Rapid grocer Getir has acquired its rival Gorillas in a deal which values the combined companies at around $10bn.

“This move underscores how Getir leads consolidation in this sector,” Getir said.

The terms of the deal were not shared by Getir when the acquisition was announced this afternoon.

“Markets go up and down, but consumers love our service and convenience is here to stay,” said Nazim Salur, founder of Getir. “The super-fast grocery delivery industry will steadily grow for many years to come and Getir will lead this category it created seven years ago.”

Speculation about the acquisition had been rife in recent months, with reports it would be an all-stock deal, meaning Gorillas investors wouldn’t receive any cash but see their Gorillas shares converted into Getir ones. Other reports suggested Gorillas investors had been expected to inject $100m into the business to secure the deal.

The Financial Times, citing people familiar with the terms, reported some investors would receive around $40m in cash as well as equity.
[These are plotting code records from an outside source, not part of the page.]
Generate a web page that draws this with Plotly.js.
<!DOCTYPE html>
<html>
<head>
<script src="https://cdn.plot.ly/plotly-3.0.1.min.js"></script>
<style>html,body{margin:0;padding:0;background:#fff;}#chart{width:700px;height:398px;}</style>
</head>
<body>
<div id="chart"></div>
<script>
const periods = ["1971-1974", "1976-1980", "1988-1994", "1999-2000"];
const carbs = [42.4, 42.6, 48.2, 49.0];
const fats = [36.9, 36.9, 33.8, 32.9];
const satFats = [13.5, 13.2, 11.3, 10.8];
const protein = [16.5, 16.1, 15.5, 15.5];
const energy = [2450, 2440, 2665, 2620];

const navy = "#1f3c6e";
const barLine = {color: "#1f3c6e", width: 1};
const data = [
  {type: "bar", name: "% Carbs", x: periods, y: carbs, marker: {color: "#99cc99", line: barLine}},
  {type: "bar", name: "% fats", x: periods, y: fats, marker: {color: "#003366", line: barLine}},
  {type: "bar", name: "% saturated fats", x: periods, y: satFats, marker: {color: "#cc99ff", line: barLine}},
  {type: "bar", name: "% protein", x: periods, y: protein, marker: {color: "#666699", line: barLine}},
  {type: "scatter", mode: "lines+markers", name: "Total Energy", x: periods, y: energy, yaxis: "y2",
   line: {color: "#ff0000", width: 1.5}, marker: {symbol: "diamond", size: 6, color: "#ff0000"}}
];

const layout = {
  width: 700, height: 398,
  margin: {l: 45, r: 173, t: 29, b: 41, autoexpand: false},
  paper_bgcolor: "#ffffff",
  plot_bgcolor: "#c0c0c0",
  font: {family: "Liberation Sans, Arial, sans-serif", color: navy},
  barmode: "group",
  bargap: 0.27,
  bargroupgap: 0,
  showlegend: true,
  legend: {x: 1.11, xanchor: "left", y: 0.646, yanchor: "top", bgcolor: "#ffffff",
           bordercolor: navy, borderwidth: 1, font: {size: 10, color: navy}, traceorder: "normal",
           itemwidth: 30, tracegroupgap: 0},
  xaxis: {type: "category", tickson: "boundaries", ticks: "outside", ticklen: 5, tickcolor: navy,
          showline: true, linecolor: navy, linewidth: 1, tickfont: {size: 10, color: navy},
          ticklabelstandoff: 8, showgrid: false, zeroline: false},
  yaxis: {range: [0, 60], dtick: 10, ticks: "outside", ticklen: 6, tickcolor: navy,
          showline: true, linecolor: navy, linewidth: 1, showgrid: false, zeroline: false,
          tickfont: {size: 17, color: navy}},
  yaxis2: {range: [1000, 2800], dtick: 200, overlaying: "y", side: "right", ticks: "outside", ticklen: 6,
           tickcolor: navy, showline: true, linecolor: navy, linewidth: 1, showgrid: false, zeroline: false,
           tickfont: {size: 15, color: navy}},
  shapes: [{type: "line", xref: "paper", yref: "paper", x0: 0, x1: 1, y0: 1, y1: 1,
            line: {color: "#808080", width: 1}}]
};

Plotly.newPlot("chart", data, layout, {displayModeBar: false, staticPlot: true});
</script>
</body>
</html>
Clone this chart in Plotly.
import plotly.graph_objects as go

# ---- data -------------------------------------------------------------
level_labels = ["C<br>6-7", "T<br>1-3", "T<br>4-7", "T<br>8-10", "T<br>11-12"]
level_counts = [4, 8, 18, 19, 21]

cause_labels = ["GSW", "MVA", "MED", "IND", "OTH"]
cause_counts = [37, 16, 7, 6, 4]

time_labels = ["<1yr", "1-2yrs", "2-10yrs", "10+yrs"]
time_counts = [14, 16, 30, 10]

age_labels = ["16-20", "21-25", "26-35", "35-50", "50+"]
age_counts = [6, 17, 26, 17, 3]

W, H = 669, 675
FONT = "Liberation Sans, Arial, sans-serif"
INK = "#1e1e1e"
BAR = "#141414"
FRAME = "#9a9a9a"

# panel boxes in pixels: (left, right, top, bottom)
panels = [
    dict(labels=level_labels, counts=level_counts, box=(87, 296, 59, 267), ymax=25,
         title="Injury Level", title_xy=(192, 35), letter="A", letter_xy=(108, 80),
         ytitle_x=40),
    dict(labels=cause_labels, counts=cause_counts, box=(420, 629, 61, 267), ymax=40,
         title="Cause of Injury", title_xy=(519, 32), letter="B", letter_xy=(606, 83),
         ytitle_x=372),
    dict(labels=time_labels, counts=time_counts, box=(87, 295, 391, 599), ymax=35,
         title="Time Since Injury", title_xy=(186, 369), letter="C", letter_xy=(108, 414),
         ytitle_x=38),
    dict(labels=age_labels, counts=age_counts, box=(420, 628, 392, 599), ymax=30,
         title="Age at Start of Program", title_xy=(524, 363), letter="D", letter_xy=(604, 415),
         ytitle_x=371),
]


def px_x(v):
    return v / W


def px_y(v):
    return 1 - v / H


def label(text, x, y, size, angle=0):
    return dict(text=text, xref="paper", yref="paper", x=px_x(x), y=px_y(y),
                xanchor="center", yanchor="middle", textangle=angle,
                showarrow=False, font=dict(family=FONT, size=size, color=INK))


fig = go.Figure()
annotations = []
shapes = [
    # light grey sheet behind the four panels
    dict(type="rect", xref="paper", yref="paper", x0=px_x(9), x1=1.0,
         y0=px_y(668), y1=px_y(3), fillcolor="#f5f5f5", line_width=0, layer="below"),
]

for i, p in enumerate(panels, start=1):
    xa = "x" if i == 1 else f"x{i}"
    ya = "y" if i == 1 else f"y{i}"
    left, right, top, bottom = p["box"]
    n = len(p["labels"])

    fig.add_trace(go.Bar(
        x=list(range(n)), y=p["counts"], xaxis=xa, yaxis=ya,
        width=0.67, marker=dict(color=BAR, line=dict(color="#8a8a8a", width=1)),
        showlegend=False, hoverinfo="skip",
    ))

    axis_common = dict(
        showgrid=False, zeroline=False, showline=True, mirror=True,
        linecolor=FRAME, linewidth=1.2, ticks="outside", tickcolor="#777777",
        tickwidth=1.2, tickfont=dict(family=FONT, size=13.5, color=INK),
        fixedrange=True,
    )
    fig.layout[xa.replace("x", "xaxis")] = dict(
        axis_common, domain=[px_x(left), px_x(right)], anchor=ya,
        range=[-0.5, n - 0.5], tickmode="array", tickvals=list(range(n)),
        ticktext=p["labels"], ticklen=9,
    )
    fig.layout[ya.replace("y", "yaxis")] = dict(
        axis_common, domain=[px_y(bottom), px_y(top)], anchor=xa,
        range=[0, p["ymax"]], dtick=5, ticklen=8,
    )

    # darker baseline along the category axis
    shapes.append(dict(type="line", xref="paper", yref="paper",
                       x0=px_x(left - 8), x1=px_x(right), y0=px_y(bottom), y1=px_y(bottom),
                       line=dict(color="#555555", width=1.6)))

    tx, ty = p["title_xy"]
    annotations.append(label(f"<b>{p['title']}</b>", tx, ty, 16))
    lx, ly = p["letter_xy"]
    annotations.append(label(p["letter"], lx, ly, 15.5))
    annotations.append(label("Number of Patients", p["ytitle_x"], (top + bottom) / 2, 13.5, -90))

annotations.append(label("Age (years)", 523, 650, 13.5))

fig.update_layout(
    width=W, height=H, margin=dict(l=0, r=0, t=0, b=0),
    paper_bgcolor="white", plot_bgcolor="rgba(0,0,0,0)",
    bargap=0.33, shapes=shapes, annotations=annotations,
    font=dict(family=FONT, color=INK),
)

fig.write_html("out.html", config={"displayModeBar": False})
However, many backers are understood to have been left with little or no return on their investment.

Getir provided no detail on how the two operations would be integrated, however given that many of the two companies’ dark stores are located in similar areas, job cuts and closures would appear likely.

“We will do our best to welcome people incoming from Gorillas as we remain determined to continue redefining the industry of groceries,” Nazim Salur’s son and company co-founder Mert Salur said in a LinkedIn post.

Getir’s UK general manager Kristof Van Beveren said the acquisition will allow the company to “reach even more customers with strengthened service” and “reaffirms our long-term commitment and dedication to the sector”.

Consolidation in the quick-commerce sector began shortly after its arrival in the UK during the pandemic, however the deal marks the first major acquisition in the still-burgeoning sector.

Having been in hyper-growth mode for some time – through the heady days of 2021 when venture capitalists ploughed $5bn into the sector, according to PitchBook data – more recently the surviving rapid grocers have shed staff and closed dark stores as they seek the ‘path to profitability’ demanded by restless investors.

According to a source with knowledge of the matter, it is understood there is bad blood between Getir and Gorillas CEO Kağan Sümer, stretching back to his days as a consultant in Istanbul, working with Getir.

There are some at the company that “would love nothing more” than to “kill the Gorillas brand” the source said.

The FT reports Sumer is expected to leave the company.

The acquisition leaves Getir with one major rival in the UK, Gopuff, and one other player, Zapp, which is considerably smaller.

“Despite poor economic performance, it’s good to know the Gorillas legacy shall live on,” said Quaid Combstock, Jiffy’s former head of delivery operations and now a q-commerce consultant. “Of course, the overall purchase price is far below what investors has hoped to achieved, but it far exceeds what I personally expected.

“Despite a higher than expected purchase price, there is a benefit to Getir, with lots of overlaps between the two companies, so there will great opportunity for cost savings. That said, there will inevitably be job losses which will be sad to see,” Combstock added.